Here is how I think about it. Nvidia's $81.6 billion quarter demonstrates that non-China demand is not just strong - it is accelerating. Data Center growing 92% year-over-year while the company has already written China off means the remaining addressable market is expanding fast enough to make China irrelevant. That's the market share dilution lesson in action: Nvidia doesn't need every market to dominate the ones it keeps.

However, Huawei's 41% share in Saudi Arabia's AI server market is not a one-off. It is a signal that Chinese chip architecture, once confined to a protected domestic market, now has export credibility in regions where U.S. companies traditionally dominated. If that trend extends to Southeast Asia, Africa, or Latin America, the competitive map changes even outside of China.

For allocation, the logic is straightforward. If you own Nvidia, the China export control story is noise. Your thesis rests on Vera Rubin's inference economics and whether software-layer revenue - NVidia's software licensing, AI enterprise tools, and platform subscriptions - scales to justify the premium the stock already trades at. That's the hardware-to-software value migration I've written about before. Hardware sets the ceiling. Software sets the multiple.

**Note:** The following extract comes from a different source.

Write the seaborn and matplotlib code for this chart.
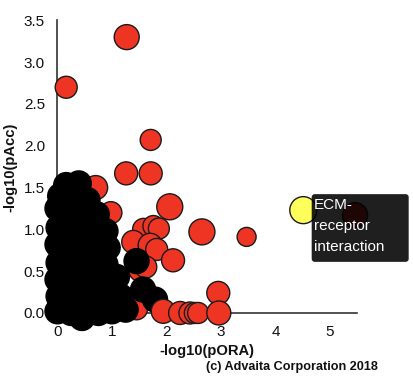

If you're looking for the dark horse angle this policy created, it's not Nvidia. It's watching whether Huawei's Ascend platform proves viable outside China at scale. If it does, the companies that build supply chains around it - memory suppliers, packaging houses, EDA tool vendors - become the indirect play. I don't have enough data yet to call that a position. But it's a supply chain signal worth tracking.

The break condition for Nvidia is simple: if Vera Rubin's inference economics fail to materialize in customer deployments by late 2026, or if software monetization does not show up in the revenue mix, the return profile shifts to back-half. Demand is not the issue right now. The issue is whether the architecture transition delivers the margin expansion that makes the stock's growth durable rather than cyclical.

Until then, the export ban headline is a distraction from the real story: Nvidia's future is decided by how well it wins the inference market globally, not by whether a loophole closes in Singapore.